Repeat, please, only the lines from the top of the data down to the line with "(leggiB) at (272,158);"; include both of those lines.

— begin Data shown —

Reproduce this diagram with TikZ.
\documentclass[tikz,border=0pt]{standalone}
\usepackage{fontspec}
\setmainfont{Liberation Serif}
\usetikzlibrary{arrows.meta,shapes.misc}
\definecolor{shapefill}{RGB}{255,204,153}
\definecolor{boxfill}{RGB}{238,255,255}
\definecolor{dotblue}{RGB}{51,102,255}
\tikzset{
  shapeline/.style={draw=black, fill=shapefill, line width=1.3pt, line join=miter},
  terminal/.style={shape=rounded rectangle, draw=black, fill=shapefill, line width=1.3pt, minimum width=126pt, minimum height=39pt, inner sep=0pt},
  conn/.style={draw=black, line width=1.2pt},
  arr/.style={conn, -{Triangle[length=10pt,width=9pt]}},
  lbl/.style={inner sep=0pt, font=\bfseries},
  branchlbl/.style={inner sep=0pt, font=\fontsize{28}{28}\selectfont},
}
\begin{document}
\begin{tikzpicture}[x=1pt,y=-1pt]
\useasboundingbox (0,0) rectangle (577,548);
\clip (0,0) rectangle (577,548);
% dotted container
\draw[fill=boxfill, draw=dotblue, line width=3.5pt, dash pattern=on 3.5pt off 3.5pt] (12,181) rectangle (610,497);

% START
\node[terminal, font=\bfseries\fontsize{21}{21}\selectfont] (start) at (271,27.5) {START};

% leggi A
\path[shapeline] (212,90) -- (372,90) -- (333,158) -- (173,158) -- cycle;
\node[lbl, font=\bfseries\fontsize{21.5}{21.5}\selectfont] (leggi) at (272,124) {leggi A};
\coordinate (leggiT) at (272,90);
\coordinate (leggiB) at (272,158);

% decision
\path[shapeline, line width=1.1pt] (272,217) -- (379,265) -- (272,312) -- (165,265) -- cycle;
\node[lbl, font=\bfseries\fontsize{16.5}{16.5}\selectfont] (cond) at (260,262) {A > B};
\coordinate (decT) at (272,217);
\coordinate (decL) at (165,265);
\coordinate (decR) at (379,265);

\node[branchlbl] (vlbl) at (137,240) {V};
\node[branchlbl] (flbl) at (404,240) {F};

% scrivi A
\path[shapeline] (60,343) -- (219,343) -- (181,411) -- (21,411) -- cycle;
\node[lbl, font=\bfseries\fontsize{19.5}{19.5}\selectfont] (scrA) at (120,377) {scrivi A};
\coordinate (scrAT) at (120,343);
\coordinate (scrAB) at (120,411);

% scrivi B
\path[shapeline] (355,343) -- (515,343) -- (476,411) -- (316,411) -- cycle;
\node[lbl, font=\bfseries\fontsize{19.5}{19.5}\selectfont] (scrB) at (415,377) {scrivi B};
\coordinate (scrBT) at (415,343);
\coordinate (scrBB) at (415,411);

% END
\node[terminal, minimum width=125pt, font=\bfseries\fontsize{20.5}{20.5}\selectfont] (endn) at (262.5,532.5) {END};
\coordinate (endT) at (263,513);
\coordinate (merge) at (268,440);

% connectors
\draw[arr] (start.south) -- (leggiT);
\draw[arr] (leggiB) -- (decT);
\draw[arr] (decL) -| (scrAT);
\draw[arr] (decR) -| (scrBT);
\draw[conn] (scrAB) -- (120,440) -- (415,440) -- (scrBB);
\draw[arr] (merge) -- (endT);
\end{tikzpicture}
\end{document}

— end Data shown —

Task result:
Reproduce this diagram with TikZ.
\documentclass[tikz,border=0pt]{standalone}
\usepackage{fontspec}
\setmainfont{Liberation Serif}
\usetikzlibrary{arrows.meta,shapes.misc}
\definecolor{shapefill}{RGB}{255,204,153}
\definecolor{boxfill}{RGB}{238,255,255}
\definecolor{dotblue}{RGB}{51,102,255}
\tikzset{
  shapeline/.style={draw=black, fill=shapefill, line width=1.3pt, line join=miter},
  terminal/.style={shape=rounded rectangle, draw=black, fill=shapefill, line width=1.3pt, minimum width=126pt, minimum height=39pt, inner sep=0pt},
  conn/.style={draw=black, line width=1.2pt},
  arr/.style={conn, -{Triangle[length=10pt,width=9pt]}},
  lbl/.style={inner sep=0pt, font=\bfseries},
  branchlbl/.style={inner sep=0pt, font=\fontsize{28}{28}\selectfont},
}
\begin{document}
\begin{tikzpicture}[x=1pt,y=-1pt]
\useasboundingbox (0,0) rectangle (577,548);
\clip (0,0) rectangle (577,548);
% dotted container
\draw[fill=boxfill, draw=dotblue, line width=3.5pt, dash pattern=on 3.5pt off 3.5pt] (12,181) rectangle (610,497);

% START
\node[terminal, font=\bfseries\fontsize{21}{21}\selectfont] (start) at (271,27.5) {START};

% leggi A
\path[shapeline] (212,90) -- (372,90) -- (333,158) -- (173,158) -- cycle;
\node[lbl, font=\bfseries\fontsize{21.5}{21.5}\selectfont] (leggi) at (272,124) {leggi A};
\coordinate (leggiT) at (272,90);
\coordinate (leggiB) at (272,158);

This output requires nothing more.